After a 10-year deliberation, China's securities watchdog finally gave a nod to the launch of the long-awaited Growth Enterprise Market (GEM), providing timely relief to small businesses unable to get easy bank loans.
Modeled after the U.S. Nasdaq market, the GEM segment is designed to help China build multilevel capital markets and offer a new financing platform for cash-strapped startup and small businesses that show solid growth potential, especially technology companies.
CRADLE OF GROWTH: China will launch its long-awaited Growth Enterprise Market at the Shenzhen Stock Exchange around August (CHENG XIN)
Furthermore, the GEM will help address the financing difficulties of small and medium-sized enterprises (SMEs).
"The growth board will serve mainly SMEs that cannot meet the qualification requirements for main board listing and provide them a financing channel in order to survive the crisis," said Yao Gang, Vice Chairman of the China Securities Regulatory Commission (CSRC) at a press conference.
No Nasdaq counterpart
Startup companies, investors and venture capitalists have waited a decade for a true growth board in China. But the one the Shenzhen bourse will launch around this August will not be a replica of the Nasdaq, because it will have listing thresholds on candidates' profit track records.
"It's a market serving growth enterprises that have already proven their earning power," said Liu Jipeng, professor with China University of Political Science and Law.
The securities regulator has lowered the listing thresholds for GEM candidates compared with those on the main boards in Shanghai and Shenzhen in terms of capital strength, revenue and profit track record. But a true growth board, such as the Nasdaq, the second board of the Hong Kong Stock Exchange and the Alternative Investment Market (AIM) of the London Stock Exchange, has no profit or revenue requirements.
Liu said the GEM to be launched this year is the second step that China has taken towards establishing a Chinese Nasdaq.
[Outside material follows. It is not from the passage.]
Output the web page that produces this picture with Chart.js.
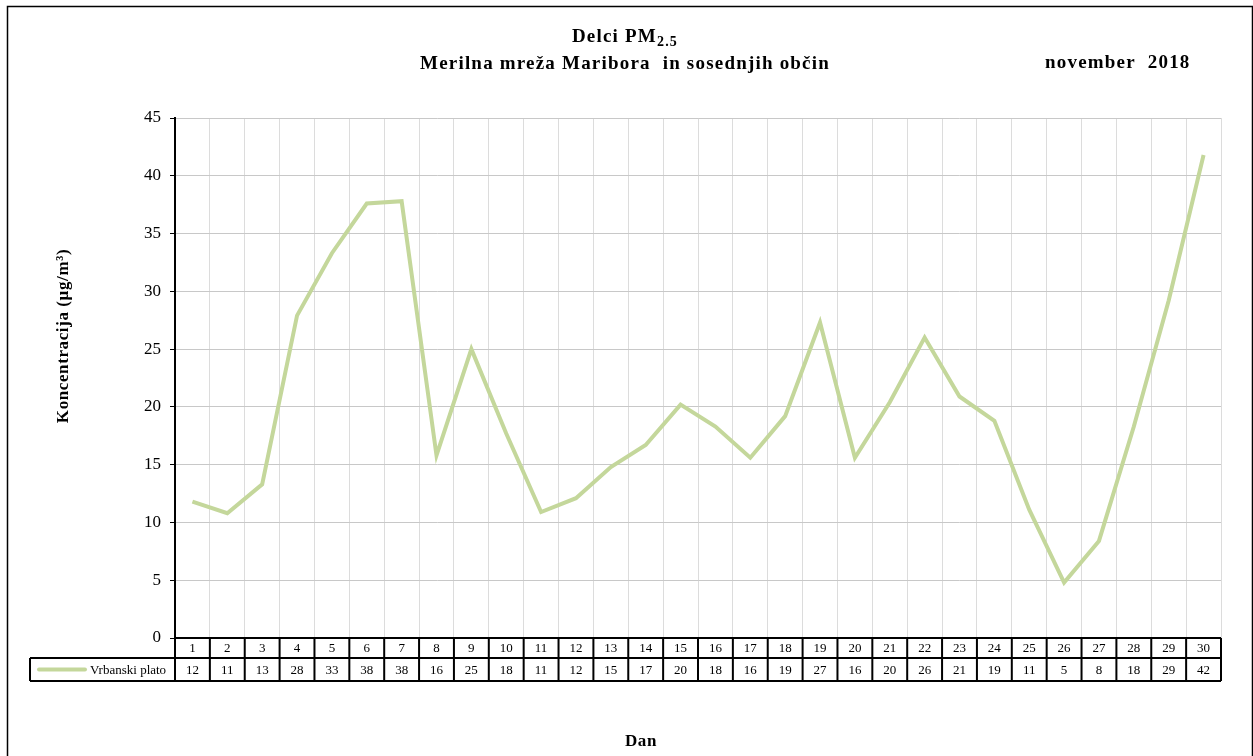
<!DOCTYPE html>
<html>
<head>
<meta charset="utf-8">
<script src="https://cdn.jsdelivr.net/npm/chart.js@4/dist/chart.umd.min.js"></script>
<style>
  body { margin: 0; background: #fff; }
  canvas { display: block; }
</style>
</head>
<body>
<canvas id="pmChart" width="1253" height="756"></canvas>
<script>
const days = ["1","2","3","4","5","6","7","8","9","10","11","12","13","14","15",
              "16","17","18","19","20","21","22","23","24","25","26","27","28","29","30"];
const vrbanskiPlato = [11.8, 10.8, 13.3, 27.9, 33.3, 37.6, 37.8, 15.8, 25.0, 17.7,
                       10.9, 12.1, 14.8, 16.7, 20.2, 18.3, 15.6, 19.2, 27.3, 15.6,
                       20.4, 26.0, 20.9, 18.8, 11.1, 4.8, 8.4, 18.3, 29.2, 41.8];
const vrbanskiPlatoTable = [12, 11, 13, 28, 33, 38, 38, 16, 25, 18, 11, 12, 15, 17, 20,
                            18, 16, 19, 27, 16, 20, 26, 21, 19, 11, 5, 8, 18, 29, 42];
const seriesName = "Vrbanski plato";
const yTicks = [0, 5, 10, 15, 20, 25, 30, 35, 40, 45];

const serif = "'Liberation Serif', 'Times New Roman', serif";
const lineColor = "#c4d79b";

const tablePlugin = {
    id: "tablePlugin",
    afterDraw(chart) {
        const ctx = chart.ctx;
        const area = chart.chartArea;
        const x = chart.scales.x;
        const colW = (area.right - area.left) / days.length;
        const row1Top = area.bottom, row1Bot = area.bottom + 20;
        const row2Bot = row1Bot + 23;
        const legendLeft = 30;

        ctx.save();
        // outer frame
        ctx.strokeStyle = "#000";
        ctx.lineWidth = 1.5;
        ctx.strokeRect(7.5, 6.5, 1245, 800);

        // titles
        ctx.fillStyle = "#000";
        ctx.textBaseline = "alphabetic";
        ctx.letterSpacing = "1.2px";
        ctx.font = "bold 14px " + serif;
        const subW = ctx.measureText("2.5").width;
        ctx.font = "bold 19px " + serif;
        const t1 = "Delci PM";
        const t1W = ctx.measureText(t1).width;
        const t1x = 625 - (t1W + subW) / 2;
        ctx.textAlign = "left";
        ctx.fillText(t1, t1x, 42);
        ctx.font = "bold 14px " + serif;
        ctx.fillText("2.5", t1x + t1W, 46);
        ctx.font = "bold 19px " + serif;
        ctx.textAlign = "center";
        ctx.fillText("Merilna mreža Maribora  in sosednjih občin", 625, 69);
        ctx.textAlign = "left";
        ctx.fillText("november  2018", 1045, 68);

        // axis titles
        ctx.letterSpacing = "0.6px";
        ctx.font = "bold 17px " + serif;
        ctx.textAlign = "center";
        ctx.fillText("Dan", 641, 746);
        ctx.save();
        ctx.translate(68, 336);
        ctx.rotate(-Math.PI / 2);
        ctx.fillText("Koncentracija (µg/m³)", 0, 0);
        ctx.restore();
        ctx.letterSpacing = "0px";

        // data table
        ctx.strokeStyle = "#000";
        ctx.lineWidth = 2;
        ctx.beginPath();
        ctx.moveTo(area.left, row1Top); ctx.lineTo(area.right, row1Top);
        ctx.moveTo(legendLeft, row1Bot); ctx.lineTo(area.right, row1Bot);
        ctx.moveTo(legendLeft, row2Bot); ctx.lineTo(area.right, row2Bot);
        ctx.moveTo(legendLeft, row1Bot); ctx.lineTo(legendLeft, row2Bot);
        for (let i = 0; i <= days.length; i++) {
            const bx = area.left + i * colW;
            ctx.moveTo(bx, row1Top); ctx.lineTo(bx, row2Bot);
        }
        ctx.stroke();

        ctx.font = "13px " + serif;
        ctx.textAlign = "center";
        ctx.textBaseline = "middle";
        days.forEach((d, i) => {
            const cx = x.getPixelForValue(i);
            ctx.fillText(d, cx, (row1Top + row1Bot) / 2 + 1);
            ctx.fillText(String(vrbanskiPlatoTable[i]), cx, (row1Bot + row2Bot) / 2 + 1);
        });

        // legend cell
        ctx.strokeStyle = lineColor;
        ctx.lineWidth = 4;
        ctx.lineCap = "round";
        ctx.beginPath();
        ctx.moveTo(39, (row1Bot + row2Bot) / 2);
        ctx.lineTo(85, (row1Bot + row2Bot) / 2);
        ctx.stroke();
        ctx.fillStyle = "#000";
        ctx.font = "13px " + serif;
        ctx.textAlign = "left";
        ctx.fillText(seriesName, 90, (row1Bot + row2Bot) / 2 + 1);
        ctx.restore();
    }
};

new Chart(document.getElementById("pmChart").getContext("2d"), {
    type: "line",
    data: {
        labels: days,
        datasets: [{
            label: seriesName,
            data: vrbanskiPlato,
            borderColor: lineColor,
            borderWidth: 4,
            pointRadius: 0,
            tension: 0,
            fill: false
        }]
    },
    options: {
        responsive: false,
        animation: false,
        layout: { padding: { left: 0, top: 118, right: 32, bottom: 118 } },
        plugins: {
            legend: { display: false },
            title: { display: false },
            tooltip: { enabled: false }
        },
        scales: {
            x: {
                offset: true,
                grid: { offset: true, color: "#dcdcdc", lineWidth: 1, drawTicks: false },
                border: { display: false },
                ticks: { display: false },
                afterFit: s => { s.height = 0; }
            },
            y: {
                min: 0,
                max: 45,
                afterFit: s => { s.width = 175; },
                afterBuildTicks: s => { s.ticks = yTicks.map(v => ({ value: v })); },
                grid: { color: "#c8c8c8", tickColor: "#000", tickLength: 5 },
                border: { color: "#000", width: 2 },
                ticks: {
                    color: "#000",
                    padding: 9,
                    font: { family: serif, size: 17 }
                }
            }
        }
    },
    plugins: [tablePlugin]
});
</script>
</body>
</html>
After the dot-com crash at the Nasdaq in 2000, Cheng Siwei, then Vice Chairman of the Standing Committee of the National People's Congress, detected the high risks of having a growth board and emphasized a "prudent and reliable" approach to GEM launch. He proposed a "three-step" approach to establishing the GEM in 2002. Under the proposal, China first would launch an SME market, lower the listing thresholds of the SME market, and separate the GEM function to be an independent board.
China approached the matter prudently, because it believed a second board market should be a real alternative to the main board with stricter requirements. For example, the United States introduced the Nasdaq more than 150 years after the country established a main stock exchange when the main board had shrinking applications of initial public offerings (IPOs), Liu said.
"It's quite a different situation in China," he said. "Decades of high economic growth have accumulated large IPO demands in China, and some of them have just found access to fundraising in the capital markets in recent years."
The CSRC detailed the qualification requirements of the temporary regulations for GEM IPOs on its website on March 31. The regulation will take effect on May 1.